The Booker Prize for Fiction 2022 shortlist has been announced, featuring its oldest author, Alan Garner, at 87-years-old, and its shortest book, Small Things Like These, at 116 pages. The six shortlisted books are Glory by NoViolet Bulawayo; The Trees by Percival Everett; Treacle Walker by Alan Garner; The Seven Moons of Maali Almeida by Shehan Karunatilaka; Small Things Like These by Claire Keegan; and Oh William! by Elizabeth Strout.
Honoured by one of the most prestigious literary awards in the world, the shortlisted authors will receive £2,500 each and a specially bound edition of their books. The winner will be announced on October 17 and receive £50,000.

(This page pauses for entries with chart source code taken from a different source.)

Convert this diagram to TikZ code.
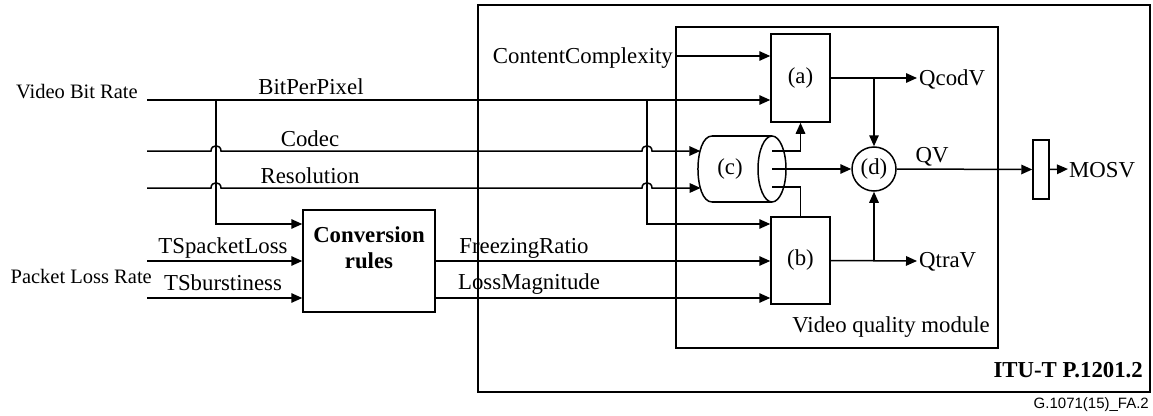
\documentclass[tikz,border=0pt]{standalone}
\usepackage{fontspec}
\setmainfont{Liberation Serif}
\setsansfont{Liberation Sans}
\usetikzlibrary{arrows.meta,calc}

\newcommand\mainsize{\fontsize{22.8}{25.5}\selectfont}
\newcommand\sidesize{\fontsize{20.5}{24}\selectfont}

\tikzset{
  wire/.style={line width=1.5pt},
  arr/.style={wire,-{Triangle[length=11pt,width=9.5pt]}},
  frame/.style={draw,line width=1.5pt,inner sep=0pt},
  blk/.style={frame,minimum width=59pt,minimum height=88pt,font=\mainsize},
  lbl/.style={inner sep=0pt,font=\mainsize,anchor=base},
  sidelbl/.style={inner sep=0pt,font=\sidesize,anchor=base east},
}

\begin{document}
\begin{tikzpicture}[x=1pt,y=-1pt]
\useasboundingbox (0,0) rectangle (1153,415);

% enclosing frames
\node[frame,minimum width=672pt,minimum height=387pt] (itu) at (814,198.5) {};
\node[frame,minimum width=322pt,minimum height=321pt] (vqm) at (837,187.5) {};

% processing blocks
\node[blk] (a) at (800.5,78) {(a)};
\node[blk,minimum height=87pt] (b) at (800.5,260.5) {(b)};
\node[frame,circle,minimum size=44pt,font=\mainsize] (d) at (874,169) {(d)};
\node[frame,minimum width=16pt,minimum height=59pt] (m) at (1041,169.5) {};
\node[frame,minimum width=132pt,minimum height=102pt] (conv) at (369,261) {};
% the base anchor of a two-line node sits on its last line
\node[lbl,align=center,font=\mainsize\bfseries] (convtxt) at (369,268) {Conversion\\rules};

% cylinder (c)
\draw[wire] (712,136) -- (772,136) (712,202) -- (772,202);
\draw[wire] (772,169) ellipse [x radius=14, y radius=33];
\draw[wire] (712,136) .. controls (693.3,136) and (693.3,202) .. (712,202);
\node[lbl,anchor=center] (c) at (730,169) {(c)};
\coordinate (cin1) at (700.3,151);
\coordinate (cin2) at (700.6,188);
\coordinate (co1) at (772,151);
\coordinate (co2) at (772,169);
\coordinate (co3) at (772,187);

% input ends
\coordinate (vbr) at (147,100);
\coordinate (codecin) at (147,151);
\coordinate (resin) at (147,188);
\coordinate (tspl) at (147,261);
\coordinate (tsb) at (147,298);
\coordinate (j1) at (216,100);
\coordinate (k1) at (216,224);
\coordinate (j2) at (647,100);
\coordinate (k2) at (647,224);
\coordinate (cc) at (676,56);

% inputs
\draw[arr] (vbr) -- (vbr -| a.west);
\draw[arr] (cc) -- (cc -| a.west);
\draw[arr] (j1) -- (k1) -- (k1 -| conv.west);
\draw[arr] (j2) -- (k2) -- (k2 -| b.west);
\draw[arr] (codecin) -- (211,151) .. controls (211,144) and (221,144) .. (221,151)
  -- (642,151) .. controls (642,144) and (652,144) .. (652,151) -- (cin1);
\draw[arr] (resin) -- (211,188) .. controls (211,181) and (221,181) .. (221,188)
  -- (642,188) .. controls (642,181) and (652,181) .. (652,188) -- (cin2);
\draw[arr] (tspl) -- (tspl -| conv.west);
\draw[arr] (tsb) -- (tsb -| conv.west);
\draw[arr] (conv.east) -- (conv.east -| b.west);
\draw[arr] (conv.east |- tsb) -- (tsb -| b.west);

% internal connections
\draw[arr] (co1) -| (a.south);
\draw[arr] (co2) -- (d.west);
\draw[wire] (co3) -| (b.north);
\coordinate (qc) at (917,78);
\coordinate (qt) at (917,261);
\draw[arr] (a.east) -- (qc);
\draw[arr] (a.east -| d.north) -- (d.north);
\draw[arr] (b.east) -- (qt);
\draw[arr] (b.east -| d.south) -- (d.south);
\draw[arr] (d.east) -- (m.west);
\coordinate (mo) at (1068,169);
\draw[arr] (m.east) -- (mo);

% labels
\node[sidelbl] (lvbr) at (138,98) {Video Bit Rate};
\node[sidelbl] (lplr) at (152,283) {Packet Loss Rate};
\node[lbl] (lbpp) at (311,94) {BitPerPixel};
\node[lbl] (lcod) at (310,146) {Codec};
\node[lbl] (lres) at (310,183) {Resolution};
\node[lbl] (ltsp) at (223,253) {TSpacketLoss};
\node[lbl] (ltsb) at (223,290) {TSburstiness};
\node[lbl] (lfr) at (524,253) {FreezingRatio};
\node[lbl] (llm) at (529,289) {LossMagnitude};
\node[lbl,anchor=base east] (lcc) at (673,63) {ContentComplexity};
\node[lbl,anchor=base west] (lqc) at (919,85) {QcodV};
\node[lbl,anchor=base west] (lqt) at (919,267) {QtraV};
\node[lbl] (lqv) at (932,162) {QV};
\node[lbl,anchor=base west] (lmos) at (1069,177) {MOSV};
\node[lbl,anchor=base east] (lvqm) at (990,332) {Video quality module};
\node[lbl,anchor=base east,font=\mainsize\bfseries] (litu) at (1143,377) {ITU-T P.1201.2};
\node[inner sep=0pt,anchor=base east,font=\sffamily\fontsize{15}{18}\selectfont] (lfig) at (1149,408) {G.1071(15)\_FA.2};
\end{tikzpicture}
\end{document}
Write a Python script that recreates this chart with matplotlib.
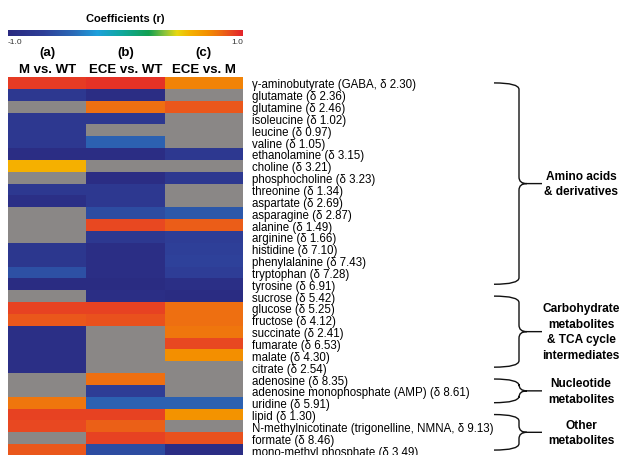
import numpy as np
import matplotlib
matplotlib.use("Agg")
from matplotlib import pyplot as plt
from matplotlib.colors import LinearSegmentedColormap
from matplotlib.path import Path
from matplotlib.patches import PathPatch

plt.rcParams["font.family"] = ["Liberation Sans", "DejaVu Sans"]

# Metabolite rows, top to bottom
metabolites = [
    "γ-aminobutyrate (GABA, δ 2.30)",
    "glutamate (δ 2.36)",
    "glutamine (δ 2.46)",
    "isoleucine (δ 1.02)",
    "leucine (δ 0.97)",
    "valine (δ 1.05)",
    "ethanolamine (δ 3.15)",
    "choline (δ 3.21)",
    "phosphocholine (δ 3.23)",
    "threonine (δ 1.34)",
    "aspartate (δ 2.69)",
    "asparagine (δ 2.87)",
    "alanine (δ 1.49)",
    "arginine (δ 1.66)",
    "histidine (δ 7.10)",
    "phenylalanine (δ 7.43)",
    "tryptophan (δ 7.28)",
    "tyrosine (δ 6.91)",
    "sucrose (δ 5.42)",
    "glucose (δ 5.25)",
    "fructose (δ 4.12)",
    "succinate (δ 2.41)",
    "fumarate (δ 6.53)",
    "malate (δ 4.30)",
    "citrate (δ 2.54)",
    "adenosine (δ 8.35)",
    "adenosine monophosphate (AMP) (δ 8.61)",
    "uridine (δ 5.91)",
    "lipid (δ 1.30)",
    "N-methylnicotinate (trigonelline, NMNA, δ 9.13)",
    "formate (δ 8.46)",
    "mono-methyl phosphate (δ 3.49)",
]

panel_tags = ["(a)", "(b)", "(c)"]
comparisons = ["M vs. WT", "ECE vs. WT", "ECE vs. M"]

nan = np.nan
# correlation coefficients; nan = not significant
r_m_wt = [0.93, -0.80, nan, -0.80, -0.80, -0.80, -0.95, 0.56, nan, -0.80,
          -0.92, nan, nan, nan, -0.82, -0.82, -0.60, -0.97, nan, 0.92,
          0.86, -0.92, -0.92, -0.92, -0.92, nan, nan, 0.78, 0.92, 0.90,
          nan, 0.86]
r_ece_wt = [0.96, -0.95, 0.80, -0.80, nan, -0.50, -0.95, nan, -0.95, -0.80,
            -0.80, -0.62, 0.90, -0.80, -0.93, -0.93, -0.93, -0.97, -0.93, 0.92,
            0.88, nan, nan, nan, nan, 0.80, -0.72, -0.50, 0.92, 0.84,
            0.92, -0.62]
r_ece_m = [0.74, nan, 0.86, nan, nan, nan, -0.80, nan, -0.80, nan,
           nan, -0.55, 0.85, -0.72, -0.70, -0.68, -0.72, -0.92, -0.97, 0.80,
           0.80, 0.78, 0.90, 0.70, nan, nan, nan, -0.50, 0.68, nan,
           0.88, -0.95]

groups = ["Amino acids\n& derivatives",
          "Carbohydrate\nmetabolites\n& TCA cycle\nintermediates",
          "Nucleotide\nmetabolites",
          "Other\nmetabolites"]
group_first = [0, 18, 25, 28]
group_last = [17, 24, 27, 31]

cmap = LinearSegmentedColormap.from_list("coef", [
    (0.00, "#2a2a80"),
    (0.15, "#2e3f98"),
    (0.28, "#2b6bb8"),
    (0.38, "#1ea0dc"),
    (0.48, "#10a8a0"),
    (0.60, "#12a050"),
    (0.67, "#8ec43a"),
    (0.72, "#e8d810"),
    (0.78, "#f5b000"),
    (0.85, "#f39000"),
    (0.90, "#ee7010"),
    (0.95, "#e84a20"),
    (1.00, "#e3232a"),
])
cmap.set_bad("#8a8786")

data = np.ma.masked_invalid(np.column_stack([r_m_wt, r_ece_wt, r_ece_m]))
n_rows = len(metabolites)

W, H = 628, 456
fig = plt.figure(figsize=(W / 100, H / 100), dpi=100)

# heatmap
left, right, top, bottom = 8, 243, 78, 457
row_h = (bottom - top) / n_rows
ax = fig.add_axes([left / W, (H - bottom) / H, (right - left) / W, (bottom - top) / H])
ax.pcolormesh(np.arange(4), np.arange(n_rows + 1), data, cmap=cmap,
              vmin=-1, vmax=1, edgecolors="none")
ax.set_xlim(0, 3)
ax.set_ylim(n_rows, 0)
ax.set_xticks([])
ax.yaxis.tick_right()
ax.set_yticks(np.arange(n_rows) + 0.5)
ax.set_yticklabels(metabolites, fontsize=8.3)
ax.tick_params(axis="y", length=0, pad=6.5)
for s in ax.spines.values():
    s.set_visible(False)

# column headers
for i, (tag, name) in enumerate(zip(panel_tags, comparisons)):
    ax.text(i + 0.5, (53 - top) / row_h, tag, ha="center", va="center",
            fontsize=9.5, fontweight="bold")
    ax.text(i + 0.5, (70 - top) / row_h, name, ha="center", va="center",
            fontsize=9.5, fontweight="bold")

# colour bar
cax = fig.add_axes([left / W, (H - 37) / H, (right - left) / W, 6 / H])
cax.imshow(np.linspace(-1, 1, 256)[None, :], cmap=cmap, aspect="auto",
           extent=[-1, 1, 0, 1])
cax.set_axis_off()
cax.text(0, 3.0, "Coefficients (r)", ha="center", va="center", fontsize=8,
         fontweight="bold", transform=cax.get_xaxis_transform())
cax.text(-1, -0.9, "-1.0", ha="left", va="center", fontsize=6,
         color="#333333", transform=cax.get_xaxis_transform())
cax.text(1, -0.9, "1.0", ha="right", va="center", fontsize=6,
         color="#333333", transform=cax.get_xaxis_transform())

# group braces, in heatmap data units
px = 3 / (right - left)
x0 = (494 - left) * px
x1 = (519 - left) * px
x2 = (542 - left) * px
xt = (581 - left) * px
for name, first, last in zip(groups, group_first, group_last):
    y_a = first + 0.5
    y_b = last + 0.5
    ym = (y_a + y_b) / 2
    c = 0.55
    verts = [(x0, y_a), (x1, y_a), (x1, y_a + c),
             (x1, ym - c), (x1, ym), (x1 + 0.1, ym),
             (x2, ym),
             (x1 + 0.1, ym), (x1, ym), (x1, ym + c),
             (x1, y_b - c), (x1, y_b), (x0, y_b)]
    codes = [Path.MOVETO, Path.CURVE3, Path.CURVE3,
             Path.LINETO, Path.CURVE3, Path.CURVE3,
             Path.LINETO,
             Path.MOVETO, Path.CURVE3, Path.CURVE3,
             Path.LINETO, Path.CURVE3, Path.CURVE3]
    ax.add_patch(PathPatch(Path(verts, codes), fill=False, lw=1.0,
                           edgecolor="#111111", clip_on=False))
    ax.text(xt, ym, name, ha="center", va="center", fontsize=8.6,
            fontweight="bold", linespacing=1.4, clip_on=False)

fig.savefig("out.png", dpi=100)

Historian Neil MacGregor, who chaired the panel of judges this year, said at the ceremony, “All these authors have used language not just to tell us what happened [in their stories] but to create a world, an imagined universe that we as outsiders can enter, inhabit and feel as our own. In that imagined world, something momentous happens, to an individual or a society. They realise who they are and what they can become. All these books affirm the importance of finding and sharing the truth.”
Alongside MacGregor, the awards are judged by academic Shahidha Bari, historian Helen Castor, critic M John Harrison and writer Alain Mabanckou. They read 169 submissions.
Leila Mottley (20), who made it to the Booker longlist as its youngest writer ever for her debut novel Nightcrawling, could not make it to the shortlist. The longlist also featured two other debuts: After Sappho by Selby Wynn Schwartz, and Maps of our Spectacular Bodies by Maddie Mortimer.
On the significance of the award, MacGregor said, “The Booker Prize is to take a moment to pause and marvel at what the English language can do, at what you can do with words. There is a concern that English has become the dominant language of the world. But if there’s anything we have discovered in our judging, it’s that there are so many Englishes. The tyranny of the language has been overcome by all the different Englishes of the world, used by writers to explore what’s happening to them and the world around them.”
The Booker is awarded annually to a work of fiction published in English in the United Kingdom and Ireland, and The International Booker Prize — recently won by Geetanjali Shree for Tomb of Sand — is for a work of translation published in the same territories.